The U.S. Food and Drug Administration (FDA) has granted breakthrough therapy designation to Imfinzi (durvalumab) for patients with locally advanced, unresectable (unable to be removed with surgery) non-small cell lung cancer (NSCLC), whose disease showed no progression after platinum-based chemo-radiation therapy.
The designation is meant to expedite the development of treatments for serious or life-threatening conditions, as long as the sponsor shows significant preliminary clinical evidence that the medication will have a substantial improvement on at least one clinically significant endpoint, compared to available therapies.
“For patients who have not progressed following chemoradiation therapy the only current option is active monitoring,” Sean Bohen, executive vice president of Global Medicines Development and chief medical officer at AstraZeneca, said in a press release.
“Unfortunately, for the majority of patients, their cancer will progress to metastatic disease, typically within 12 months,” Bohen said. “Imfinzi is the first immuno-oncology medicine to show a clinically significant benefit in this earlier, non-metastatic setting, so following the breakthrough designation we hope to bring it to patients as soon as possible.”
The FDA’s decision was based on interim results from the ongoing Phase 3 PACIFIC trial (NCT02125461), which is investigating Imfinzi as a sequential therapy in patients with locally advanced, unresectable NSCLC (Stage 3) who have not progressed following definitive, platinum-based, concurrent chemoradiation therapy.
Conducted at 235 centers worldwide, the trial’s primary endpoint is to assess patients’ overall survival and progression-free survival up to five years after randomization.
Imfinzi is a human monoclonal antibody targeting PD-L1, preventing it from binding to its partner protein, PD-1. Cancers usually display increased expression of PD-L1, a strategy that impairs the patient’s immune system from fully attacking cancer cells.

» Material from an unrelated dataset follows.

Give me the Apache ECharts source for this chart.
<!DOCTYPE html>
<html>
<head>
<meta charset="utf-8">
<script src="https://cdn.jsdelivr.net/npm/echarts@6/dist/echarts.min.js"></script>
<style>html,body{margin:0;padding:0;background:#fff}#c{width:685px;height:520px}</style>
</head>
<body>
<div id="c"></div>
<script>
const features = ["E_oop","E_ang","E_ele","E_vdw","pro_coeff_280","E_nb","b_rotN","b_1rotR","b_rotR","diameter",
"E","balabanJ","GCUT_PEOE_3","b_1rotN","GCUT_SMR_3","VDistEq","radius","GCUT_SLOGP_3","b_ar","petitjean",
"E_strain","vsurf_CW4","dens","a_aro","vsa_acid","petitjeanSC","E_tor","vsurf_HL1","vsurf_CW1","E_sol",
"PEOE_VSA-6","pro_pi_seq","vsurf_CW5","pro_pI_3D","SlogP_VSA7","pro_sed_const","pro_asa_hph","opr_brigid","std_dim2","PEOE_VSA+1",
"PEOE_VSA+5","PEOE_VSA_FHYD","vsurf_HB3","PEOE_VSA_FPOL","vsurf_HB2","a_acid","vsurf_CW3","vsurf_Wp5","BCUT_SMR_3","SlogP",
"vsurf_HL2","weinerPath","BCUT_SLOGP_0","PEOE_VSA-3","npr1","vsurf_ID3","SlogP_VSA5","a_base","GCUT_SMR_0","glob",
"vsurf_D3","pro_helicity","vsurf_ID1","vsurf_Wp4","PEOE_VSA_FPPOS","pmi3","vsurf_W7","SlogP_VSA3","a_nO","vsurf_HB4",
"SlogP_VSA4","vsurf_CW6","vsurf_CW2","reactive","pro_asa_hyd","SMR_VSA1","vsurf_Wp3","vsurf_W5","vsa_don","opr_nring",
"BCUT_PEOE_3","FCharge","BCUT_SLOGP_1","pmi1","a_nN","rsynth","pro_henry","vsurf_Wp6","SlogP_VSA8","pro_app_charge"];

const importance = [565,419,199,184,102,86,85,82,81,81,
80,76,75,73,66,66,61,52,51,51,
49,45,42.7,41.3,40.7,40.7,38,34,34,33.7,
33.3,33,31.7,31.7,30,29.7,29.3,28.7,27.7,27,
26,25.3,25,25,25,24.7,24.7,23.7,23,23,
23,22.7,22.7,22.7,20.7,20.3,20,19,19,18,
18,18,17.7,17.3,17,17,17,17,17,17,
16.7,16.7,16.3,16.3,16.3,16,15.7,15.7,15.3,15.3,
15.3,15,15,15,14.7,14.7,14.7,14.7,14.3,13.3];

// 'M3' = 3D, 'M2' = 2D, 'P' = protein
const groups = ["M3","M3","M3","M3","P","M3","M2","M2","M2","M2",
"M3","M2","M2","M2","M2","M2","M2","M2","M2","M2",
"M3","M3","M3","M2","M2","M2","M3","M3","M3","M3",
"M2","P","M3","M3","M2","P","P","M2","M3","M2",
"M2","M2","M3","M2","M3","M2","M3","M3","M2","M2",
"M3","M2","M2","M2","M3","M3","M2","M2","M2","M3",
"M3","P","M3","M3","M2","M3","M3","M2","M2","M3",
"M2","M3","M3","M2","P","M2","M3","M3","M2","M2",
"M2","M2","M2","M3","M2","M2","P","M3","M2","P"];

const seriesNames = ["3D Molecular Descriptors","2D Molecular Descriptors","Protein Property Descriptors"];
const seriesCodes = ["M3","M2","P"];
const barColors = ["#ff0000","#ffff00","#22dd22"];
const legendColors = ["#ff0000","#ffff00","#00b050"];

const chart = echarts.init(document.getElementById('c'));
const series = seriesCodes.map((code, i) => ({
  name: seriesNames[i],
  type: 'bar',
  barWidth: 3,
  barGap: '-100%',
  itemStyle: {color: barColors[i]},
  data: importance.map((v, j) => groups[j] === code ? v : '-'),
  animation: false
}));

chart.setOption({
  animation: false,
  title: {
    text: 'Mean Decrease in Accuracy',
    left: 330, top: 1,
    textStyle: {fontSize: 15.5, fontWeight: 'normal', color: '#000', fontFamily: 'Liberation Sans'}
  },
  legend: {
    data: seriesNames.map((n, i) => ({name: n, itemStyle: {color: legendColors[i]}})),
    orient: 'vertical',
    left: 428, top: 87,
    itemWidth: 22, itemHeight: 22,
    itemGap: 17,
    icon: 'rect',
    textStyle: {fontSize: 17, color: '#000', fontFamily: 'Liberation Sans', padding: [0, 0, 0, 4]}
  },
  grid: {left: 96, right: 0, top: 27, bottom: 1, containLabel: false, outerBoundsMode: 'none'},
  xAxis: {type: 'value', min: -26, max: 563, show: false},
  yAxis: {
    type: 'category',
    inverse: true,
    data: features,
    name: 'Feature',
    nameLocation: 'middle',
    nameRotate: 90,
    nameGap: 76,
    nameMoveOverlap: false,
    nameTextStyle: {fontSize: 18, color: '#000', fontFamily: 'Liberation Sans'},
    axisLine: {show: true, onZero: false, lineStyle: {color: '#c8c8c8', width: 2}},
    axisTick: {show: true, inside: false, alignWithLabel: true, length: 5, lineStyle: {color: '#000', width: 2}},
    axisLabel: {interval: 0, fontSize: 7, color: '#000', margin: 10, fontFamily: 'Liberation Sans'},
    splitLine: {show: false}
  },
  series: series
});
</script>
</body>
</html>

PD-1 is expressed at the surface of important immune cells, such as T-cells. When bound to PD-L1, these proteins mediate suppression of the immune system, allowing cancer cells to proliferate and grow.

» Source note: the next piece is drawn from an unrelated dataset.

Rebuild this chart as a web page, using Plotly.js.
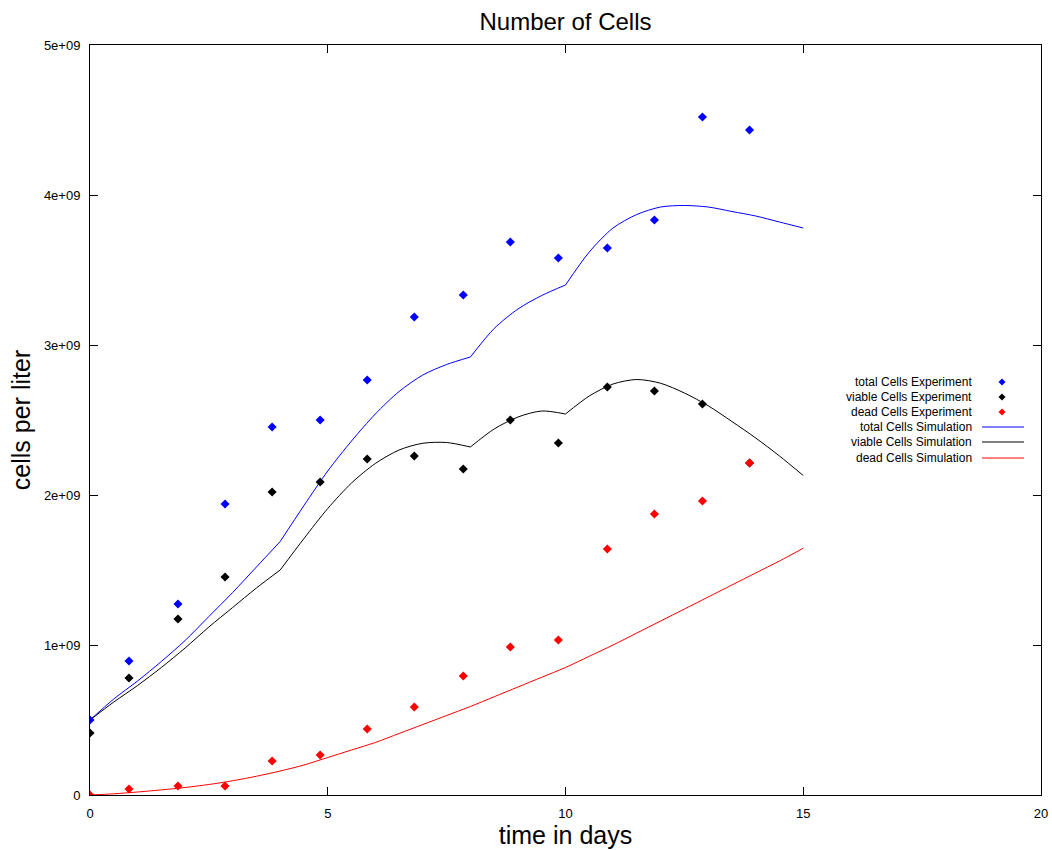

Imfinzi is currently being tested in Phase 3 clinical trials as a stand-alone therapy in various stages of NSCLC, in small-cell lung cancer (SCLC), in metastatic urothelial cancer (mUC), and in head and neck squamous cell carcinoma (HNSCC).
It is also being assessed in combination with tremelimumab (CP-675,206), an investigational antibody that targets CTLA-4, also involved in cancer cells’ immune evasion mechanisms, in Phase 3 trials in NSCLC, SCLC, mUC, and HNSCC, and in Phase 1/2 trials in hepatocellular carcinoma (HCC) and hematological malignancies.